Afzal Kohistani was the eldest brother of the young men that were killed. He fled Kohistan for the sake of his own life. He strived for justice for his innocent brothers and the girls, going against his tribe’s conservative ways of life. Afzal quoted “This has destroyed my family. The girls are dead, my brothers have been killed and nothing has been done to bring justice or protect us. I know I will probably be killed too, but it doesn't matter. What happened is wrong, and it has to change.” Afzal had come out into the public eye and had made it his mission to seek justice for not only himself and his family, but for women not only in Kohistan but in the rest of the country. He left the civilians of Pakistan scarce as he spread the horror stories of honor killings in remote areas of Pakistan where matters of family honor are settled in blood.
Seven years later, Afzal Kohistani was killed. He was shot in a busy commercial area in the north-western city of Abbottabad and had died on the spot. His decision to expose the alleged murders sparked blood feud that has also seen three of his brothers killed. Afzal failed to get justice. The video claimed more than nine lives.
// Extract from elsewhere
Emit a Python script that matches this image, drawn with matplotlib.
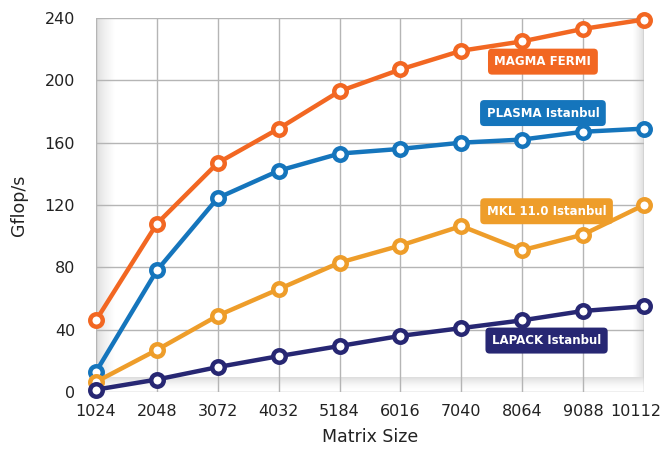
import matplotlib
matplotlib.use("Agg")
import matplotlib.pyplot as plt
from matplotlib.colors import LinearSegmentedColormap
from matplotlib.transforms import ScaledTranslation
import numpy as np

sizes = ["1024", "2048", "3072", "4032", "5184", "6016", "7040", "8064", "9088", "10112"]
magma = [46, 108, 147, 169, 193, 207, 219, 225, 233, 239]
plasma = [13, 78, 124.5, 142, 153, 156, 160, 162, 167, 169]
mkl = [6.5, 27, 49, 66, 83, 94, 106.5, 91, 101, 120]
lapack = [1.5, 8, 16, 23, 29.5, 36, 41, 46, 52, 55]

series_names = ["MAGMA FERMI", "PLASMA Istanbul", "MKL 11.0 Istanbul", "LAPACK Istanbul"]
series_vals = [magma, plasma, mkl, lapack]
colors = ["#F26722", "#1575BC", "#EE9D2A", "#272773"]
yticks = [0, 40, 80, 120, 160, 200, 240]

fig = plt.figure(figsize=(6.65, 4.51), dpi=100)
ax = fig.add_axes([96/665, 1-392/451, (644-96)/665, (392-18)/451])

x = np.arange(len(sizes))
ax.set_xlim(0, len(sizes)-1)
ax.set_ylim(0, 240)

# subtle shading near the plot edges
grad = np.linspace(0, 1, 256) ** 0.6
row = np.tile(grad, (2, 1))
cm_l = LinearSegmentedColormap.from_list("g", ["#d6d6d6", "#ffffff"])
ax.imshow(row, extent=[0, 0.3, 0, 240], aspect="auto", cmap=cm_l, zorder=0)
ax.imshow(row[:, ::-1], extent=[8.82, 9, 0, 240], aspect="auto", cmap=cm_l, zorder=0)
col = np.tile(np.linspace(0, 1, 256)[::-1] ** 2, (2, 1)).T
ax.imshow(col, extent=[0, 9, 0, 9], aspect="auto",
          cmap=LinearSegmentedColormap.from_list("g2", ["#ffffff", "#dcdcdc"]), zorder=0)

ax.set_xticks(x)
ax.set_xticklabels(sizes)
ax.set_yticks(yticks)
ax.grid(True, color="#b5b5b5", linewidth=1)
ax.set_axisbelow(True)
for s in ax.spines.values():
    s.set_visible(False)
ax.tick_params(length=0, labelsize=11.5, colors="#222222")
ax.tick_params(axis="y", pad=15)
ax.tick_params(axis="x", pad=9)
last = ax.get_xticklabels()[-1]
last.set_transform(last.get_transform() + ScaledTranslation(-8/100, 0, fig.dpi_scale_trans))

for vals, c in zip(series_vals, colors):
    ax.plot(x, vals, color=c, linewidth=3.2, marker="o", markersize=9,
            markerfacecolor="white", markeredgecolor=c, markeredgewidth=3.2,
            clip_on=False, zorder=3)

label_pos = [(7.34, 212), (7.34, 179), (7.4, 116), (7.4, 33)]
for name, c, (lx, ly) in zip(series_names, colors, label_pos):
    ax.text(lx, ly, name, color="white", fontsize=8.5, fontweight="bold",
            ha="center", va="center", zorder=5,
            bbox=dict(boxstyle="round,pad=0.55,rounding_size=0.35", fc=c, ec="none"))

ax.set_xlabel("Matrix Size", fontsize=12.5, color="#222222", labelpad=6)
ax.set_ylabel("Gflop/s", fontsize=12.5, color="#222222", labelpad=12)

fig.savefig("out.png", dpi=100)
Honor killing is done for saving the honor of the family, but where is the honor in killing? Religion and culture cannot be invoked as an excuse for murdering someone, because no religion promotes or teaches its believers to kill, and no culture has the right to allow the manslaughter of men or women based on their perception of ethics and honor. The freedom of belief does not mean the freedom to kill. People find it permissible to execute such hideous crimes because their ancestors have been committing it for centuries, and the traditions have been passed down to generation to generation. Instead of seeking alternatives to restore the family’s reputation, these wrongheaded people go straight into murdering the person, passing on the ill misconception that getting rid of the person would get rid of the ‘shame’ and ‘dishonor’ brought upon the family name.
Honor killing is an inhumane practice derived from some centuries-old customs and traditions that were practiced in the past by not only Muslims, but also amongst Christians and Jews. This appalling fallacy should have been left in the past.